Source data —
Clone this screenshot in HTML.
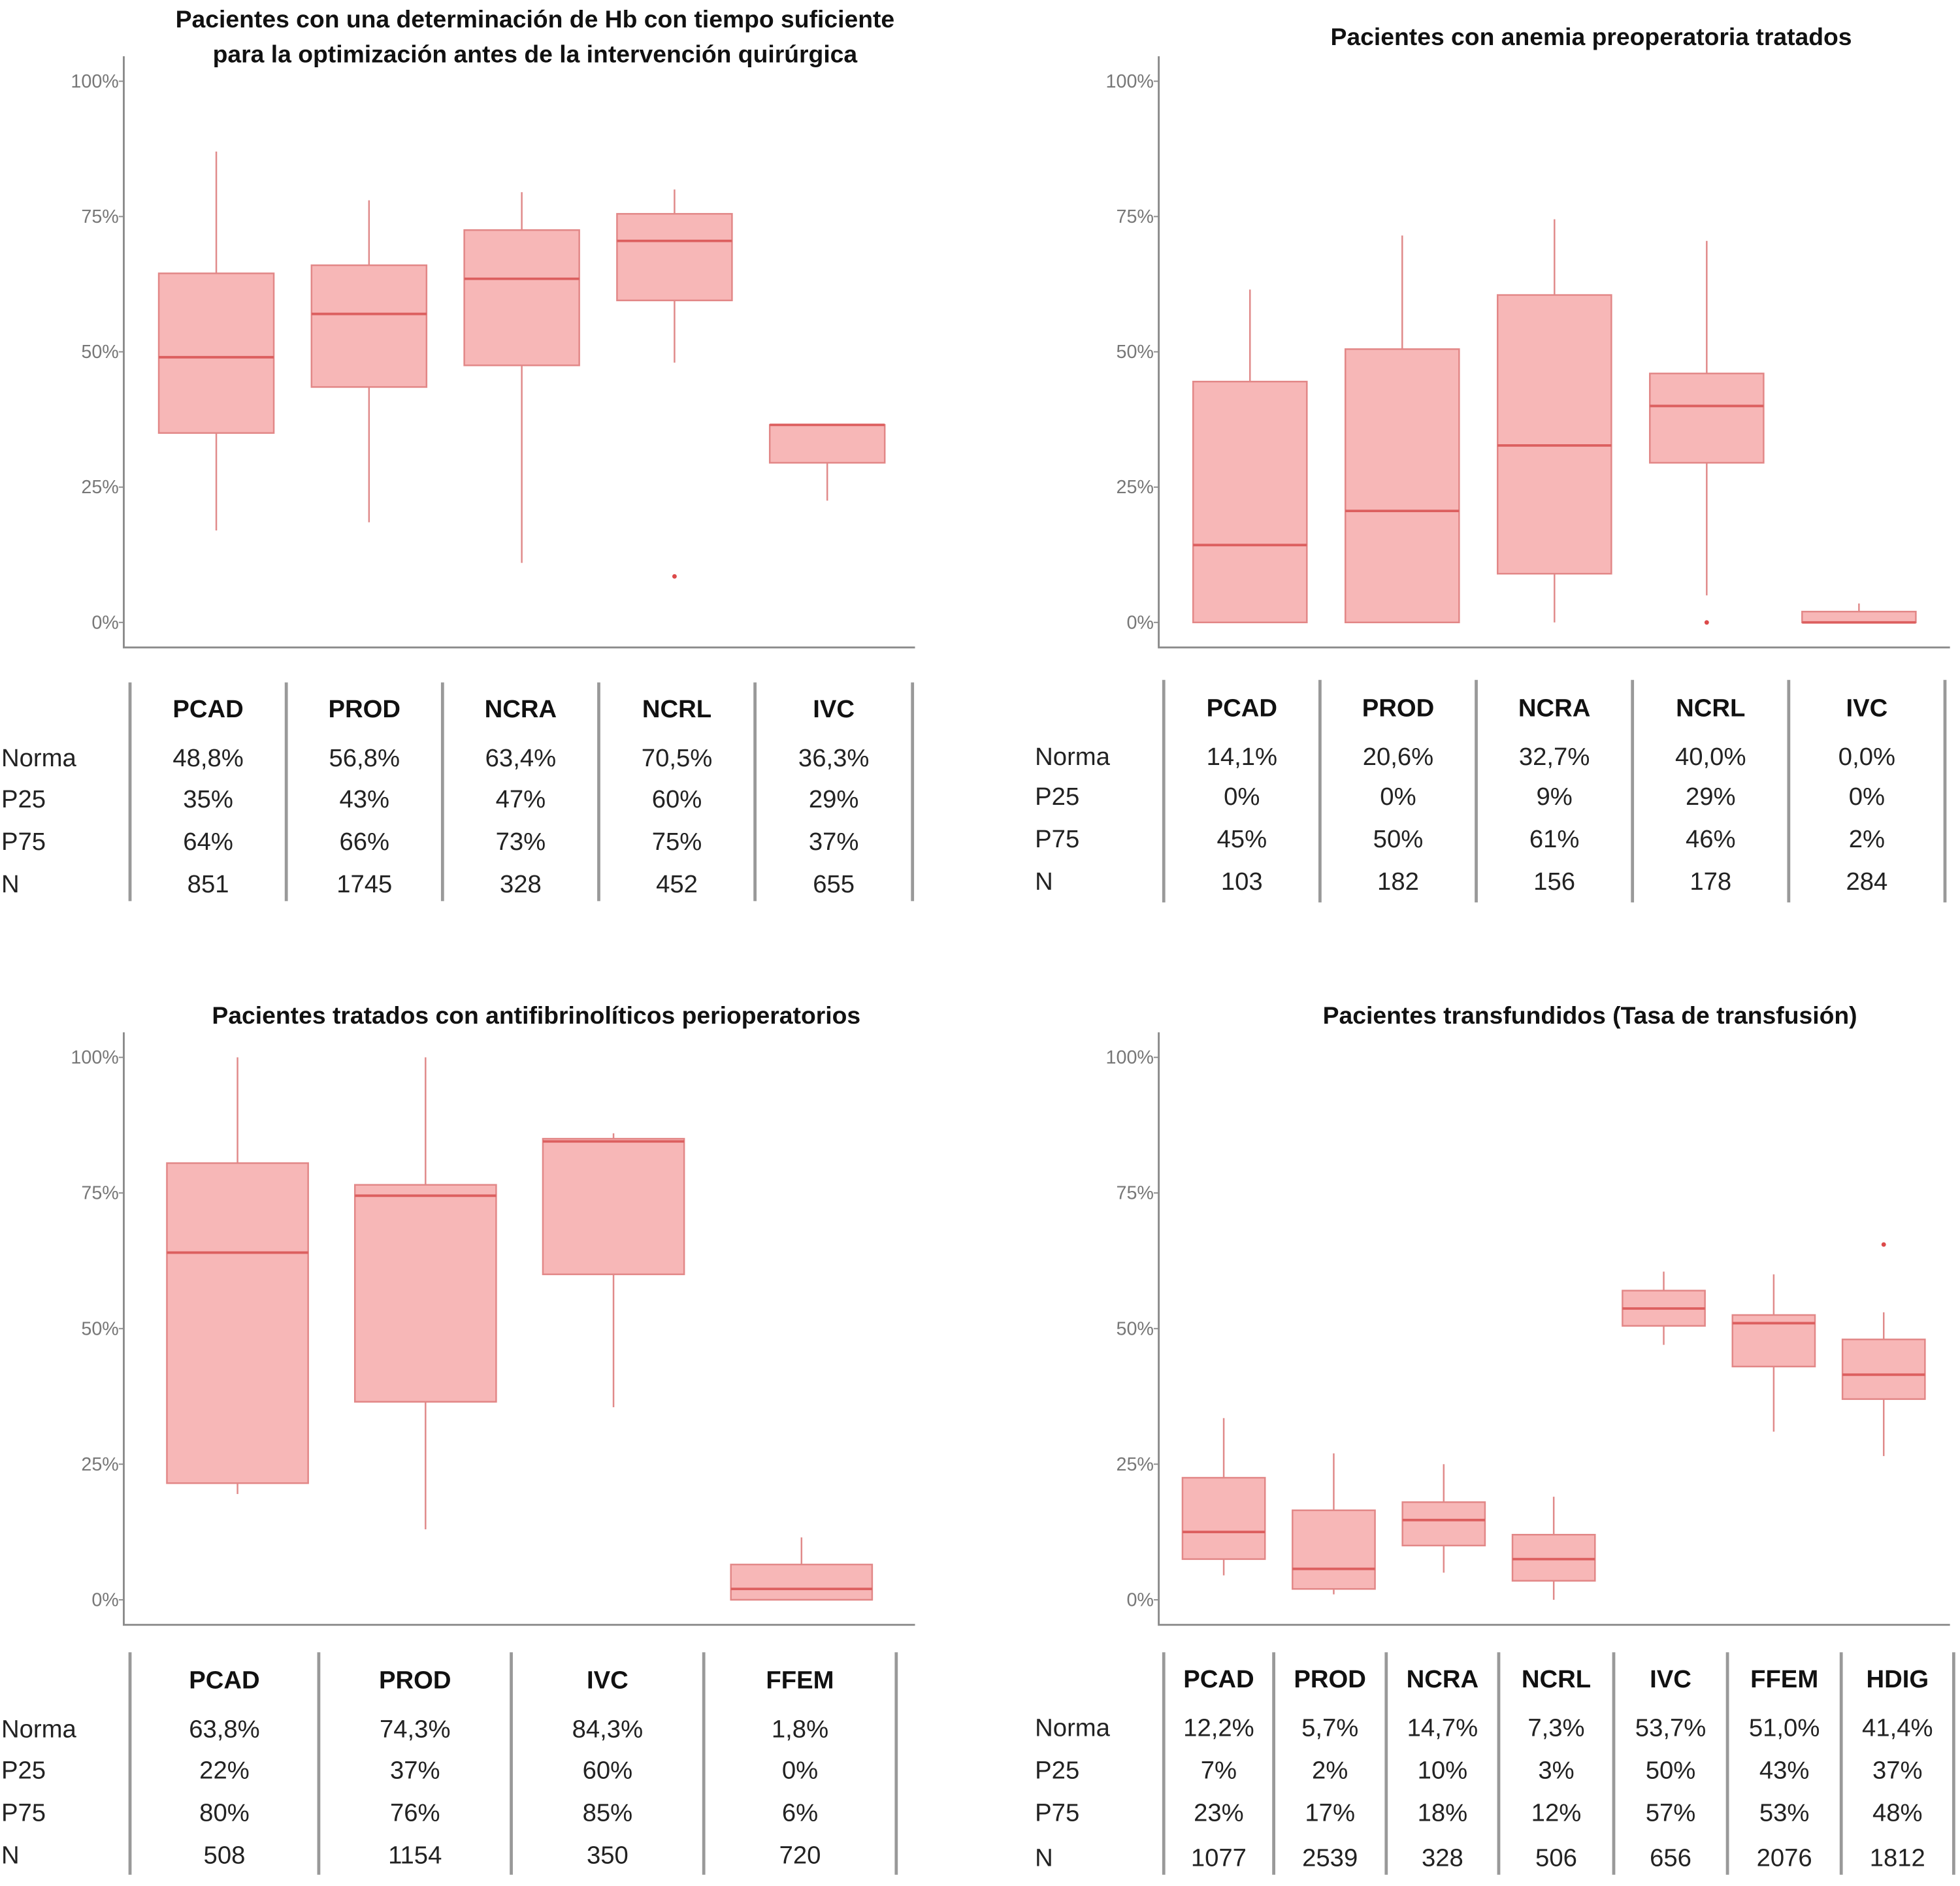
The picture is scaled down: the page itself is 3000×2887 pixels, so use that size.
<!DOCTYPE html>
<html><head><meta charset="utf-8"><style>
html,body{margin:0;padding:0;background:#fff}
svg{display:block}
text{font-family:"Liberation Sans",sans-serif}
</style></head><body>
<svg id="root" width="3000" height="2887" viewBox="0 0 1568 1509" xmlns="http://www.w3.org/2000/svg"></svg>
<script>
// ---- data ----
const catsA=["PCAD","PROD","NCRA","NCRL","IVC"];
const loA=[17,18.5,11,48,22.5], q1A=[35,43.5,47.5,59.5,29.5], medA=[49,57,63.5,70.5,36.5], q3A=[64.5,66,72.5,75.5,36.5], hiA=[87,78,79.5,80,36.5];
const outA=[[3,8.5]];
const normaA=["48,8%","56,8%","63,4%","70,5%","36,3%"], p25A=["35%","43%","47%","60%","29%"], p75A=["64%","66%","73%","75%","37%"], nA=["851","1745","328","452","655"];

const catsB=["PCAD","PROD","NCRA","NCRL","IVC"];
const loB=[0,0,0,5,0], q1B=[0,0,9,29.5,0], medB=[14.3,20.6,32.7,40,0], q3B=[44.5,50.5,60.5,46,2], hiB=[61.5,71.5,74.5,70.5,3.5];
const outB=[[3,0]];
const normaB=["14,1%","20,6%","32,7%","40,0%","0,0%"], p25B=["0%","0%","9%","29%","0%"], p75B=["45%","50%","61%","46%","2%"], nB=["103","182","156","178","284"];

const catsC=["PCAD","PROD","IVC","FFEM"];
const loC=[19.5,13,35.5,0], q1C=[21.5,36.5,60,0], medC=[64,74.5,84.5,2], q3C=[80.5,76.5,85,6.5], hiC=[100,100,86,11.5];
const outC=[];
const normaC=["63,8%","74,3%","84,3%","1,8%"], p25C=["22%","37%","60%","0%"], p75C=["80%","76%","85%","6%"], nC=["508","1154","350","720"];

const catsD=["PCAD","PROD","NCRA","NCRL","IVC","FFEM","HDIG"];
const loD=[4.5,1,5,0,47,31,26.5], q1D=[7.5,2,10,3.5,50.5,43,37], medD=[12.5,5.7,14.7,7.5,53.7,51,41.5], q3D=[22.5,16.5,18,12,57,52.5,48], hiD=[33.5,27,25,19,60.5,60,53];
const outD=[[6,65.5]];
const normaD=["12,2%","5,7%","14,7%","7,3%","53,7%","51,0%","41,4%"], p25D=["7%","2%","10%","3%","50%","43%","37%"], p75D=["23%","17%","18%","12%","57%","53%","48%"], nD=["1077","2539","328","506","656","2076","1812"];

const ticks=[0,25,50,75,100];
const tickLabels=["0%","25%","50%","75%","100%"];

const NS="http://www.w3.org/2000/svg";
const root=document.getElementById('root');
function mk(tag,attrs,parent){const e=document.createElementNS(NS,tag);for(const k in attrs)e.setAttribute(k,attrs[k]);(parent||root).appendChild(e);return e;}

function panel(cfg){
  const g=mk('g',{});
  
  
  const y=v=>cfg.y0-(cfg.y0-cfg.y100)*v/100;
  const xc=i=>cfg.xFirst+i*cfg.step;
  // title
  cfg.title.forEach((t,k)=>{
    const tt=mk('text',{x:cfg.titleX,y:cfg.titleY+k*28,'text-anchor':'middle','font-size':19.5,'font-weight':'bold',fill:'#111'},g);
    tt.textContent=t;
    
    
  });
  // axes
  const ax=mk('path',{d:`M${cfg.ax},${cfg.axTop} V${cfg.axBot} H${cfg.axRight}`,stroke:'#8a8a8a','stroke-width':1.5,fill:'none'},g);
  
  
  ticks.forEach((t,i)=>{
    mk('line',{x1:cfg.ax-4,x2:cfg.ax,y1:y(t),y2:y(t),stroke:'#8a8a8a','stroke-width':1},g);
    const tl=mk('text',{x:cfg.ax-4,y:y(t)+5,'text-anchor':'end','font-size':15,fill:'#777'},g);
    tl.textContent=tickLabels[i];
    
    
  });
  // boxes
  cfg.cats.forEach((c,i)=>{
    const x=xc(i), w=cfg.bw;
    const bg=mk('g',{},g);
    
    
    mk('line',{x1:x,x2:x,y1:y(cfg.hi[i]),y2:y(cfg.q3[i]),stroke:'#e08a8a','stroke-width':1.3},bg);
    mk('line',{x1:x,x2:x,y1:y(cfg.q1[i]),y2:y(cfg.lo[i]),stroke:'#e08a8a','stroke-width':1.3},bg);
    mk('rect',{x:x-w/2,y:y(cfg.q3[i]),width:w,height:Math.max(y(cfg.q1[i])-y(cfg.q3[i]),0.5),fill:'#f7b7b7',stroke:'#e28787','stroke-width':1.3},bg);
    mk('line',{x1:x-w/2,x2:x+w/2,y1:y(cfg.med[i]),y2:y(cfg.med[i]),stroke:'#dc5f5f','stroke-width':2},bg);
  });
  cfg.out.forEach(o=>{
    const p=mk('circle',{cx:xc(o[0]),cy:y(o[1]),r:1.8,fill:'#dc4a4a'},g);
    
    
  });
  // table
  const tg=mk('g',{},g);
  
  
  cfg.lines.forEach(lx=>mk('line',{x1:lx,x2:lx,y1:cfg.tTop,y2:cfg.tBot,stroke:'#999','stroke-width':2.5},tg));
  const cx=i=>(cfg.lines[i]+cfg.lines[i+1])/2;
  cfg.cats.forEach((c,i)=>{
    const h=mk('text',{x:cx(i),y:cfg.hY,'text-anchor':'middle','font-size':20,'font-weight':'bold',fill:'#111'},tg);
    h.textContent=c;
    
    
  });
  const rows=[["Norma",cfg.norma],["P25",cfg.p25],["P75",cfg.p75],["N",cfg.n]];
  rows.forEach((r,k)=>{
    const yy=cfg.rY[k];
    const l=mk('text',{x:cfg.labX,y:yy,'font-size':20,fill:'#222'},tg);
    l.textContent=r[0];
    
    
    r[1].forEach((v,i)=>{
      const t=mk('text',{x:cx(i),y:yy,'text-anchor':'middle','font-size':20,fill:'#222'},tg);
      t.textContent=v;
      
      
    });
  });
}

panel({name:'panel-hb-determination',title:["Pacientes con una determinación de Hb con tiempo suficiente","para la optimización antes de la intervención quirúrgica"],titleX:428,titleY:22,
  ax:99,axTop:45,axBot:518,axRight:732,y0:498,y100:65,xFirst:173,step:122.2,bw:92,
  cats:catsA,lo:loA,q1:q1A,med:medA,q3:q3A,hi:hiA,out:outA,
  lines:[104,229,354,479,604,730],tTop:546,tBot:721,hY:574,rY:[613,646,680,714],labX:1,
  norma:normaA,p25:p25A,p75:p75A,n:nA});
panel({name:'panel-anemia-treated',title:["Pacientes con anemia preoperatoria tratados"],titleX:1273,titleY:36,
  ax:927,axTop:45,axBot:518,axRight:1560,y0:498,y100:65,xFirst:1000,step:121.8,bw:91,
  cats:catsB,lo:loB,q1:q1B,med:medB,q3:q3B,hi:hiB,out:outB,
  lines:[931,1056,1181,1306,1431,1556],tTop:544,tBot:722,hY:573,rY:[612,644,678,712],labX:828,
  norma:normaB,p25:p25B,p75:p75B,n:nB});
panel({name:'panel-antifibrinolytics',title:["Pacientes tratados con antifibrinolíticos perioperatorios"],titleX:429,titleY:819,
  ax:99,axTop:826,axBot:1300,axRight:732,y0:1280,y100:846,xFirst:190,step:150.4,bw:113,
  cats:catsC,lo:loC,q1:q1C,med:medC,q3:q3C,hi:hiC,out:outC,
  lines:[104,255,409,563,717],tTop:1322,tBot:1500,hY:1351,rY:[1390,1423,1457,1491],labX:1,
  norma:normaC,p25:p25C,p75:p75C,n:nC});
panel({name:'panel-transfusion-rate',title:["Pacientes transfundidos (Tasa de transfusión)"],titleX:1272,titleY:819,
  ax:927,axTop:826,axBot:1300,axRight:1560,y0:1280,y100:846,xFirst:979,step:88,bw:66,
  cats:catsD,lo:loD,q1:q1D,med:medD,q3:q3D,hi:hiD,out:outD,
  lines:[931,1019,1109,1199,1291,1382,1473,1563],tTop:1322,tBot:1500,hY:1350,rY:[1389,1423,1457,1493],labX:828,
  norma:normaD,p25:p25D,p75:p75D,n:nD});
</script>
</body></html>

Prompt — Return each line where "size" shows up.

Correct answer —
The picture is scaled down: the page itself is 3000×2887 pixels, so use that size.
    const tt=mk('text',{x:cfg.titleX,y:cfg.titleY+k*28,'text-anchor':'middle','font-size':19.5,'font-weight':'bold',fill:'#111'},g);
    const tl=mk('text',{x:cfg.ax-4,y:y(t)+5,'text-anchor':'end','font-size':15,fill:'#777'},g);
    const h=mk('text',{x:cx(i),y:cfg.hY,'text-anchor':'middle','font-size':20,'font-weight':'bold',fill:'#111'},tg);
    const l=mk('text',{x:cfg.labX,y:yy,'font-size':20,fill:'#222'},tg);
      const t=mk('text',{x:cx(i),y:yy,'text-anchor':'middle','font-size':20,fill:'#222'},tg);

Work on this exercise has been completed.